#### [PROVIDED MATERIAL]
_ _ _

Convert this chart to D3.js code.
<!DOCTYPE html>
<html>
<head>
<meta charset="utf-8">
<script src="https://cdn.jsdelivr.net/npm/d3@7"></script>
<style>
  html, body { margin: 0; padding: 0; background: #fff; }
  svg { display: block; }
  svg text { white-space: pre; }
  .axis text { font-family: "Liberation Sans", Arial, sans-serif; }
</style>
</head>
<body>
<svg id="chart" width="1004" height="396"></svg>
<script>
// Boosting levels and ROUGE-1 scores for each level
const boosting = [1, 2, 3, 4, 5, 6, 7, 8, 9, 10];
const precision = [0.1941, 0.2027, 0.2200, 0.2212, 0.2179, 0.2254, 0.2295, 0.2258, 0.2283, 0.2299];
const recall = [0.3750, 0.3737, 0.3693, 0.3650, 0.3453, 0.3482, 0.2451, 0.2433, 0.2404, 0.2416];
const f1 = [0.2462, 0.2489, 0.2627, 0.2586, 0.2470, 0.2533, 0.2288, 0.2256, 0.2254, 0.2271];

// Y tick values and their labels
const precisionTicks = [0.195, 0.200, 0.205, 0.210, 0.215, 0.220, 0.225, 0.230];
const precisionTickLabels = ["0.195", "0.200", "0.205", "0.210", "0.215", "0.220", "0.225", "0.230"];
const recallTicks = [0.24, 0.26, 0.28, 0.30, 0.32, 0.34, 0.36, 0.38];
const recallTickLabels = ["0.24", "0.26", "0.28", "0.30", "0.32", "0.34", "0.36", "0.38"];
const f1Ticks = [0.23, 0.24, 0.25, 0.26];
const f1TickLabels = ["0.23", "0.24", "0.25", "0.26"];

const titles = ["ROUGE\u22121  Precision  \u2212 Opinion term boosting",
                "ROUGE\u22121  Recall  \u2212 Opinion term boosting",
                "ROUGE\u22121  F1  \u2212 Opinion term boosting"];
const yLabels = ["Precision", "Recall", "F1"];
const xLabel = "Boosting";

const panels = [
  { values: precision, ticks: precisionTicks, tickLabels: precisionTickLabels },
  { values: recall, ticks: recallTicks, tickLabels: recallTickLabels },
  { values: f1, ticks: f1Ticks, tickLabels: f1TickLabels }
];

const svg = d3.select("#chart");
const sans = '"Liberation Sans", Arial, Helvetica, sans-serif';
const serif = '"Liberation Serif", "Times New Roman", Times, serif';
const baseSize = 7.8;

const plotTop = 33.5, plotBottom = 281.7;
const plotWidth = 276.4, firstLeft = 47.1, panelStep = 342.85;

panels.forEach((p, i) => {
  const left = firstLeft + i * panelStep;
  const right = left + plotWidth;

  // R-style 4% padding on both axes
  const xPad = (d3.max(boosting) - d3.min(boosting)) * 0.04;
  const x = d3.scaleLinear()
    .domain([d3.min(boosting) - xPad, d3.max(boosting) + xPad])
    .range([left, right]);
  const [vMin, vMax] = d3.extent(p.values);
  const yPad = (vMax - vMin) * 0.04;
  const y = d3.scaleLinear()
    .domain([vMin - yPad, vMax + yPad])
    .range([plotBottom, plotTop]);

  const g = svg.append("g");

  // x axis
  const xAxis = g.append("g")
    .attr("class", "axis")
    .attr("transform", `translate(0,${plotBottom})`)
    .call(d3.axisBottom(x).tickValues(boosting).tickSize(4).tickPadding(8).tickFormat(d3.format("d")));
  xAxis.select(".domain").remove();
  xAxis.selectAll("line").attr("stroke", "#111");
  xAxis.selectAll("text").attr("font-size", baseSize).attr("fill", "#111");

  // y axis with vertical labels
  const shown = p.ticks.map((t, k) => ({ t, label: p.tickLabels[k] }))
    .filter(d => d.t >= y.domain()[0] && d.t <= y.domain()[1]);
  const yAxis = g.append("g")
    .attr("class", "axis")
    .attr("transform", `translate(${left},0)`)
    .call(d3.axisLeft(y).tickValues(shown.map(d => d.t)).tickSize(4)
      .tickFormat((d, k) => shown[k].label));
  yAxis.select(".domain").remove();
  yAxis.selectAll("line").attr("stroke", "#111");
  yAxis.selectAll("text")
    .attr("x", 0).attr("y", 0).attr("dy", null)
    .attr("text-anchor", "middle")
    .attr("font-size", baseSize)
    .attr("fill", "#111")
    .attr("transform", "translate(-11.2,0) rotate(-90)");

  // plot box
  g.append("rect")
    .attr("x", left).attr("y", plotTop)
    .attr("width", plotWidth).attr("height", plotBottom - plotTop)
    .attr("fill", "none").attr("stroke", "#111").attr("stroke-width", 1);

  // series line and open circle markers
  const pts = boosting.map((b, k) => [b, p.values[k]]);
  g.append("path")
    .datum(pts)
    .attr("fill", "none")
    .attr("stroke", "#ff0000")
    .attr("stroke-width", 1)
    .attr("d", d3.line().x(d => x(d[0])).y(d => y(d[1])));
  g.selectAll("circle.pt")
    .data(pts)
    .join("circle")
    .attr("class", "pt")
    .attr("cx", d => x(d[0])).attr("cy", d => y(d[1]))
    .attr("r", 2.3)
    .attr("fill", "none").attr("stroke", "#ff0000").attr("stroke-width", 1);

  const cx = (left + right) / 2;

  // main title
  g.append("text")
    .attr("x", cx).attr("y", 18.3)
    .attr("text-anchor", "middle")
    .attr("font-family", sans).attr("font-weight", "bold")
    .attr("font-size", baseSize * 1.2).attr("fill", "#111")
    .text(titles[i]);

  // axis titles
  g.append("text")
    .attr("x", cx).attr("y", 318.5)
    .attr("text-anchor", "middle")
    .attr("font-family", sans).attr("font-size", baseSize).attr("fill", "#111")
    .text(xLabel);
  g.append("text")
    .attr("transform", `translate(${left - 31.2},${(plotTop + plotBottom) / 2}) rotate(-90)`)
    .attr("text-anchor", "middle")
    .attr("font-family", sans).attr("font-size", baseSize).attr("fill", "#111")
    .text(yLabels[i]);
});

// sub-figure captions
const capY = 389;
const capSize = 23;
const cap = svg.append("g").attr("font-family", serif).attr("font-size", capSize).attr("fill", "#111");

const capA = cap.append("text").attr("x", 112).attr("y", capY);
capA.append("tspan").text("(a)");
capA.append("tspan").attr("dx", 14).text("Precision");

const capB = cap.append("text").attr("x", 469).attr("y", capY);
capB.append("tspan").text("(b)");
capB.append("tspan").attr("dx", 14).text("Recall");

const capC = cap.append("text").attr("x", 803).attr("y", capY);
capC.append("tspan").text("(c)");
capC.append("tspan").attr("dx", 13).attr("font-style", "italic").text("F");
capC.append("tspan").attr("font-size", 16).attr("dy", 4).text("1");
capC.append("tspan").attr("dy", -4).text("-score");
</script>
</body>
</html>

_ _ _

Restate the listing in full, word for word.

#### [SOLUTION TO THIS TASK]
Convert this chart to D3.js code.
<!DOCTYPE html>
<html>
<head>
<meta charset="utf-8">
<script src="https://cdn.jsdelivr.net/npm/d3@7"></script>
<style>
  html, body { margin: 0; padding: 0; background: #fff; }
  svg { display: block; }
  svg text { white-space: pre; }
  .axis text { font-family: "Liberation Sans", Arial, sans-serif; }
</style>
</head>
<body>
<svg id="chart" width="1004" height="396"></svg>
<script>
// Boosting levels and ROUGE-1 scores for each level
const boosting = [1, 2, 3, 4, 5, 6, 7, 8, 9, 10];
const precision = [0.1941, 0.2027, 0.2200, 0.2212, 0.2179, 0.2254, 0.2295, 0.2258, 0.2283, 0.2299];
const recall = [0.3750, 0.3737, 0.3693, 0.3650, 0.3453, 0.3482, 0.2451, 0.2433, 0.2404, 0.2416];
const f1 = [0.2462, 0.2489, 0.2627, 0.2586, 0.2470, 0.2533, 0.2288, 0.2256, 0.2254, 0.2271];

// Y tick values and their labels
const precisionTicks = [0.195, 0.200, 0.205, 0.210, 0.215, 0.220, 0.225, 0.230];
const precisionTickLabels = ["0.195", "0.200", "0.205", "0.210", "0.215", "0.220", "0.225", "0.230"];
const recallTicks = [0.24, 0.26, 0.28, 0.30, 0.32, 0.34, 0.36, 0.38];
const recallTickLabels = ["0.24", "0.26", "0.28", "0.30", "0.32", "0.34", "0.36", "0.38"];
const f1Ticks = [0.23, 0.24, 0.25, 0.26];
const f1TickLabels = ["0.23", "0.24", "0.25", "0.26"];

const titles = ["ROUGE\u22121  Precision  \u2212 Opinion term boosting",
                "ROUGE\u22121  Recall  \u2212 Opinion term boosting",
                "ROUGE\u22121  F1  \u2212 Opinion term boosting"];
const yLabels = ["Precision", "Recall", "F1"];
const xLabel = "Boosting";

const panels = [
  { values: precision, ticks: precisionTicks, tickLabels: precisionTickLabels },
  { values: recall, ticks: recallTicks, tickLabels: recallTickLabels },
  { values: f1, ticks: f1Ticks, tickLabels: f1TickLabels }
];

const svg = d3.select("#chart");
const sans = '"Liberation Sans", Arial, Helvetica, sans-serif';
const serif = '"Liberation Serif", "Times New Roman", Times, serif';
const baseSize = 7.8;

const plotTop = 33.5, plotBottom = 281.7;
const plotWidth = 276.4, firstLeft = 47.1, panelStep = 342.85;

panels.forEach((p, i) => {
  const left = firstLeft + i * panelStep;
  const right = left + plotWidth;

  // R-style 4% padding on both axes
  const xPad = (d3.max(boosting) - d3.min(boosting)) * 0.04;
  const x = d3.scaleLinear()
    .domain([d3.min(boosting) - xPad, d3.max(boosting) + xPad])
    .range([left, right]);
  const [vMin, vMax] = d3.extent(p.values);
  const yPad = (vMax - vMin) * 0.04;
  const y = d3.scaleLinear()
    .domain([vMin - yPad, vMax + yPad])
    .range([plotBottom, plotTop]);

  const g = svg.append("g");

  // x axis
  const xAxis = g.append("g")
    .attr("class", "axis")
    .attr("transform", `translate(0,${plotBottom})`)
    .call(d3.axisBottom(x).tickValues(boosting).tickSize(4).tickPadding(8).tickFormat(d3.format("d")));
  xAxis.select(".domain").remove();
  xAxis.selectAll("line").attr("stroke", "#111");
  xAxis.selectAll("text").attr("font-size", baseSize).attr("fill", "#111");

  // y axis with vertical labels
  const shown = p.ticks.map((t, k) => ({ t, label: p.tickLabels[k] }))
    .filter(d => d.t >= y.domain()[0] && d.t <= y.domain()[1]);
  const yAxis = g.append("g")
    .attr("class", "axis")
    .attr("transform", `translate(${left},0)`)
    .call(d3.axisLeft(y).tickValues(shown.map(d => d.t)).tickSize(4)
      .tickFormat((d, k) => shown[k].label));
  yAxis.select(".domain").remove();
  yAxis.selectAll("line").attr("stroke", "#111");
  yAxis.selectAll("text")
    .attr("x", 0).attr("y", 0).attr("dy", null)
    .attr("text-anchor", "middle")
    .attr("font-size", baseSize)
    .attr("fill", "#111")
    .attr("transform", "translate(-11.2,0) rotate(-90)");

  // plot box
  g.append("rect")
    .attr("x", left).attr("y", plotTop)
    .attr("width", plotWidth).attr("height", plotBottom - plotTop)
    .attr("fill", "none").attr("stroke", "#111").attr("stroke-width", 1);

  // series line and open circle markers
  const pts = boosting.map((b, k) => [b, p.values[k]]);
  g.append("path")
    .datum(pts)
    .attr("fill", "none")
    .attr("stroke", "#ff0000")
    .attr("stroke-width", 1)
    .attr("d", d3.line().x(d => x(d[0])).y(d => y(d[1])));
  g.selectAll("circle.pt")
    .data(pts)
    .join("circle")
    .attr("class", "pt")
    .attr("cx", d => x(d[0])).attr("cy", d => y(d[1]))
    .attr("r", 2.3)
    .attr("fill", "none").attr("stroke", "#ff0000").attr("stroke-width", 1);

  const cx = (left + right) / 2;

  // main title
  g.append("text")
    .attr("x", cx).attr("y", 18.3)
    .attr("text-anchor", "middle")
    .attr("font-family", sans).attr("font-weight", "bold")
    .attr("font-size", baseSize * 1.2).attr("fill", "#111")
    .text(titles[i]);

  // axis titles
  g.append("text")
    .attr("x", cx).attr("y", 318.5)
    .attr("text-anchor", "middle")
    .attr("font-family", sans).attr("font-size", baseSize).attr("fill", "#111")
    .text(xLabel);
  g.append("text")
    .attr("transform", `translate(${left - 31.2},${(plotTop + plotBottom) / 2}) rotate(-90)`)
    .attr("text-anchor", "middle")
    .attr("font-family", sans).attr("font-size", baseSize).attr("fill", "#111")
    .text(yLabels[i]);
});

// sub-figure captions
const capY = 389;
const capSize = 23;
const cap = svg.append("g").attr("font-family", serif).attr("font-size", capSize).attr("fill", "#111");

const capA = cap.append("text").attr("x", 112).attr("y", capY);
capA.append("tspan").text("(a)");
capA.append("tspan").attr("dx", 14).text("Precision");

const capB = cap.append("text").attr("x", 469).attr("y", capY);
capB.append("tspan").text("(b)");
capB.append("tspan").attr("dx", 14).text("Recall");

const capC = cap.append("text").attr("x", 803).attr("y", capY);
capC.append("tspan").text("(c)");
capC.append("tspan").attr("dx", 13).attr("font-style", "italic").text("F");
capC.append("tspan").attr("font-size", 16).attr("dy", 4).text("1");
capC.append("tspan").attr("dy", -4).text("-score");
</script>
</body>
</html>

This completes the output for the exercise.